A Holy Land

Dear Editor

I write this to you in the form of a letter because this is a personal view.

We Christians have grown used - too used - to the idea of a land "set apart" for God's people, a "good and broad land, flowing with milk and honey" (Ex. 3:8), "a land of wheat and barley, of vines and fig trees and pomegranates, a land of olive trees and honey" (Deut 8:8).

Too often we forget that it is we who are God's people. And that the land which God promised to Abraham and to Moses, God promises now to us. For we are now "a chosen race, a royal priesthood, a holy nation, God's own people" (1 Pet. 2:9). The Old Testament has given way to the New. The Church is "the Israel of God" (Gal 6:16), "heirs of Abraham through promise" (Gal 3:29).
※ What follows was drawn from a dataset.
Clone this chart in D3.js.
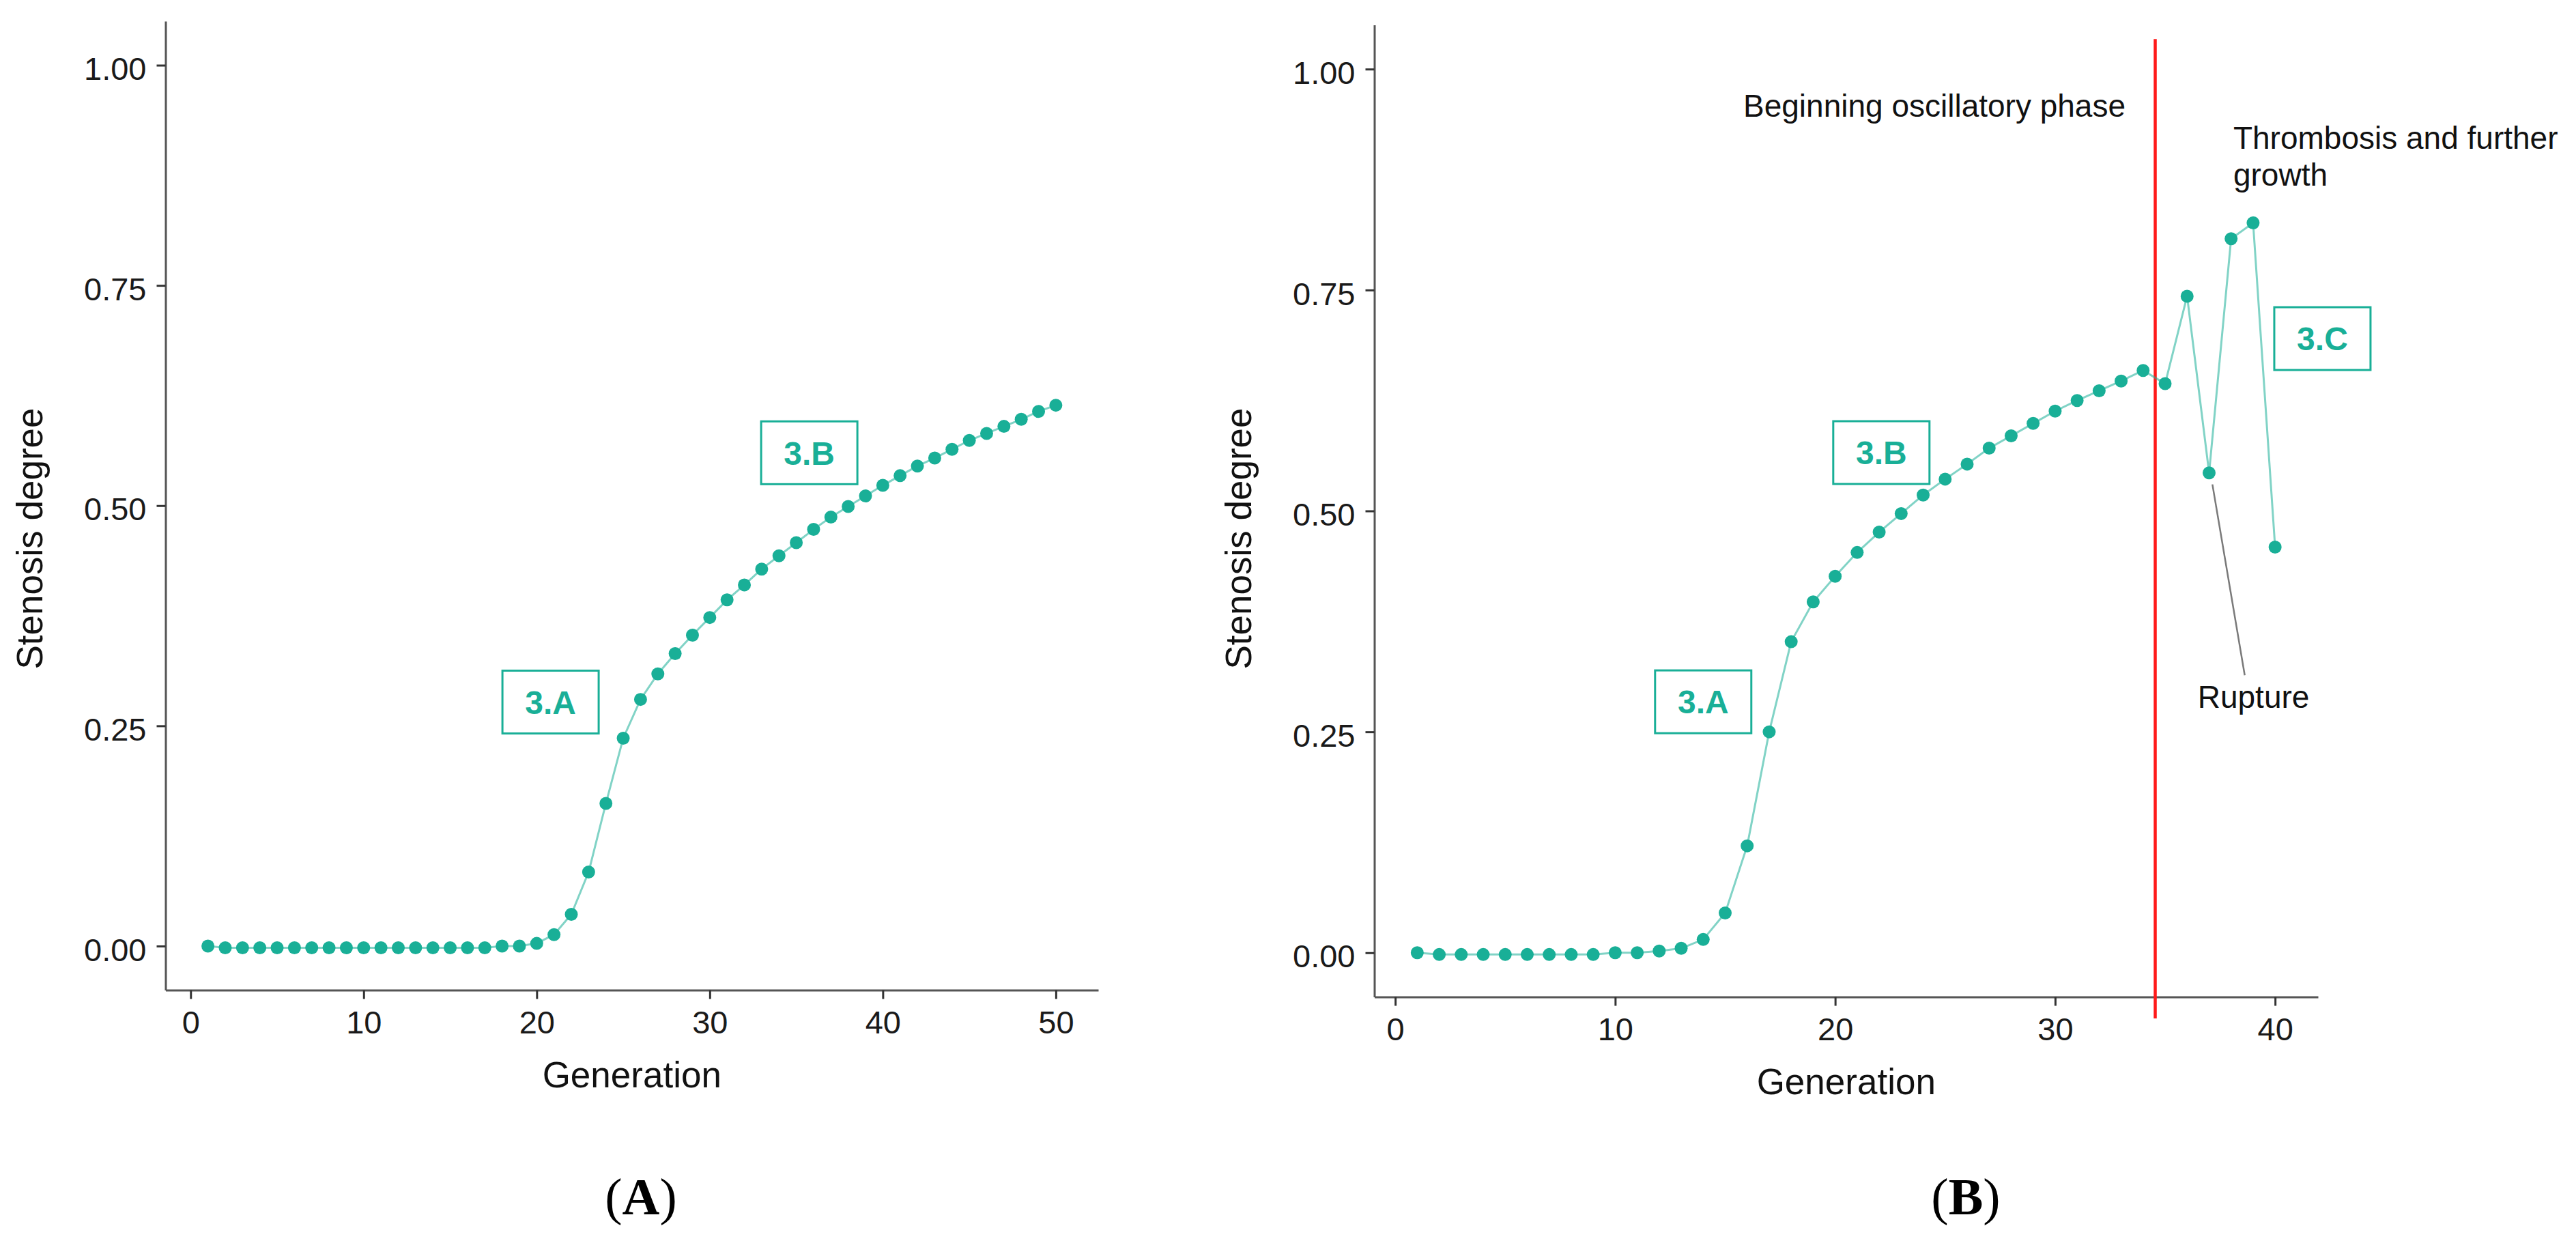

Too often we forget that the land set apart was "the land of the Canaanites, the Hittites, the Amorites, the Perizzites, the Hivites and the Jebusites". Our God is not a God of ethnic cleansing. Our God is not the God who said "you shall utterly destroy them...that you may not do according to their abominable practices" (Deut 20:17-18). Our God is a God who commanded "You shall not kill" (Deut 5:17).

Too often we forget that the God who gives can also take. "They entered and took possession of this land. But they did not obey your voice.... So the city is given into the hands of the Chaldeans." (Jer 32:23). Too often we forget that the God who promised a return from exile in Babylon two thousand five hundred years ago, promised too to "cause a righteous branch to spring forth from David, who will execute justice and righteousness in this land." (Jer 33:15)

These promises, said Paul, are made to us. The line of kings came to an end. The temple whose detailed workings occupy chapter after chapter of the Old Testament saw its last sacrifice a few years after the death of Jesus himself. The twelve tribes had broken apart centuries before - if indeed they had ever been truly united in the legendary times of David and Solomon. Jerusalem for us is not "the place which the Lord your God shall choose, to make his name dwell there," as the Deuteronomist repeats again and again. It is the city where our Lord was crucified, just as for Muslims it is the city to which God transported Mohammed in a trance.

What is going on in the Middle East today is immensely saddening. But its roots lie in the politics of the twentieth century, in the break-up of the Turkish Empire after the First World War, in the fascist (and not only the fascist) wave of anti-Semitism in the earlier part of the century, in the policies of the superpowers, in the ending of a colonialist and paternalistic era. Nothing (apart from the depths of human selfishness) is predicted in scripture (and the Bible is in any case not a sort of horoscope or work of Nostradamus!), nothing can be inferred from scripture.

Except for one thing. That God loves us all, Jew, Muslim, Christian, atheist. And a god of love has no place for those who destroy, whether with tanks or with suicide bombs. Pacem concede Domine nostris temporibus. Give peace in our time, O Lord.